An R Introduction to Statistics

Wilcoxon Signed-Rank Test

Two data samples are matched if they come from repeated observations of the same subject. Using the Wilcoxon Signed-Rank Test, we can decide whether the corresponding data population distributions are identical without assuming them to follow the normal distribution.


In the built-in data set named immer, the barley yield in years 1931 and 1932 of the same field are recorded. The yield data are presented in the data frame columns Y1 and Y2.

> library(MASS)         # load the MASS package 
> head(immer) 
  Loc Var    Y1    Y2 
1  UF   M  81.0  80.7 
2  UF   S 105.4  82.3 


Without assuming the data to have normal distribution, test at .05 significance level if the barley yields of 1931 and 1932 in data set immer have identical data distributions.

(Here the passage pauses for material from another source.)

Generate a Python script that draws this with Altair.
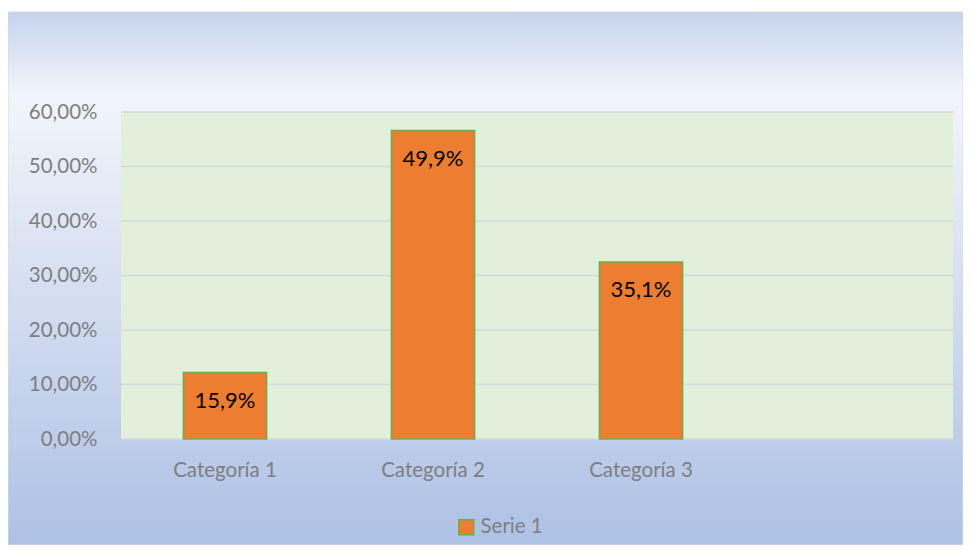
import altair as alt
import pandas as pd

# ---- data ----
categories = ["Categoría 1", "Categoría 2", "Categoría 3"]
bar_values = [0.122, 0.566, 0.325]
bar_labels = ["15,9%", "49,9%", "35,1%"]
series_name = ["Serie 1", "Serie 1", "Serie 1"]
y_ticks = [0.0, 0.1, 0.2, 0.3, 0.4, 0.5, 0.6]
x_domain = categories + [" "]

# ---- layout ----
W, H = 832, 327
PAD_L, PAD_T, PAD_R, PAD_B = 113, 104, 10, 106

df = pd.DataFrame({"cat": categories, "val": bar_values,
                   "label": bar_labels, "serie": series_name})
grid_df = pd.DataFrame({"t": y_ticks})
one = pd.DataFrame({"k": [0]})

FONT = "Lato"
GRAY = "#7f7f7f"

gradient = alt.LinearGradient(
    gradient="linear", x1=0, y1=0, x2=0, y2=1,
    stops=[
        alt.GradientStop(color="#c4d4ed", offset=0.0),
        alt.GradientStop(color="#f2f4fa", offset=0.15),
        alt.GradientStop(color="#eef2f9", offset=0.21),
        alt.GradientStop(color="#adc1e5", offset=1.0),
    ],
)

yscale = alt.Scale(domain=[0, 0.6], nice=False, zero=True)
yaxis = alt.Axis(
    title=None, values=y_ticks, grid=False, domain=False, ticks=False,
    labelExpr="replace(format(datum.value, '.2%'), '.', ',')",
    labelFont=FONT, labelFontSize=20.5, labelColor=GRAY, labelPadding=24,
    zindex=1,
)
xscale = alt.Scale(domain=x_domain, paddingInner=0.6, paddingOuter=0.3)
xaxis = alt.Axis(
    title=None, grid=False, domain=False, ticks=False, labelAngle=0,
    labelFont=FONT, labelFontSize=20.5, labelColor=GRAY, labelPadding=21,
    zindex=1,
)

background = alt.Chart(one).mark_rect(
    fill=gradient, stroke="#d9d9d9", strokeWidth=1, clip=False
).encode(
    x=alt.value(-PAD_L), x2=alt.value(W + PAD_R),
    y=alt.value(-(PAD_T - 4)), y2=alt.value(H + PAD_B),
)

plot_bg = alt.Chart(one).mark_rect(fill="#e2efda").encode(
    x=alt.value(0), x2=alt.value(W), y=alt.value(0), y2=alt.value(H)
)

grid = alt.Chart(grid_df).mark_rule(color="#d9d9d9", strokeWidth=1.5).encode(
    y=alt.Y("t:Q", scale=yscale, axis=yaxis)
)

bars = alt.Chart(df).mark_bar(stroke="#70ad47", strokeWidth=1.5).encode(
    x=alt.X("cat:N", scale=xscale, axis=xaxis, sort=None),
    y=alt.Y("val:Q", scale=yscale, axis=yaxis),
    color=alt.Color(
        "serie:N",
        scale=alt.Scale(domain=["Serie 1"], range=["#ed7d31"]),
        legend=alt.Legend(
            title=None, orient="none", legendX=335, legendY=405,
            symbolType="square", symbolSize=225,
            symbolStrokeColor="#70ad47", symbolStrokeWidth=1.5,
            labelFont=FONT, labelFontSize=20.5, labelColor=GRAY,
            padding=0, labelOffset=4,
        ),
    ),
)

labels = alt.Chart(df).mark_text(
    dy=28, font=FONT, fontSize=22, color="black", baseline="middle"
).encode(
    x=alt.X("cat:N", scale=xscale, axis=xaxis, sort=None),
    y=alt.Y("val:Q", scale=yscale, axis=yaxis),
    text="label:N",
)

chart = alt.layer(background, plot_bg, grid, bars, labels).properties(
    width=W, height=H,
    padding={"left": PAD_L, "top": PAD_T, "right": PAD_R, "bottom": PAD_B},
    autosize=alt.AutoSizeParams(type="none"),
    background="white",
).configure_view(stroke=None)

chart.save("out.html", embed_options={"renderer": "svg", "actions": False})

The null hypothesis is that the barley yields of the two sample years are identical populations. To test the hypothesis, we apply the wilcox.test function to compare the matched samples. For the paired test, we set the "paired" argument as TRUE. As the p-value turns out to be 0.005318, and is less than the .05 significance level, we reject the null hypothesis.

> wilcox.test(immer$Y1, immer$Y2, paired=TRUE) 
        Wilcoxon signed rank test with continuity correction 
data:  immer$Y1 and immer$Y2 
V = 368.5, p-value = 0.005318 
alternative hypothesis: true location shift is not equal to 0 
Warning message: 
In wilcox.test.default(immer$Y1, immer$Y2, paired = TRUE) : 
  cannot compute exact p-value with ties


At .05 significance level, we conclude that the barley yields of 1931 and 1932 from the data set immer are nonidentical populations.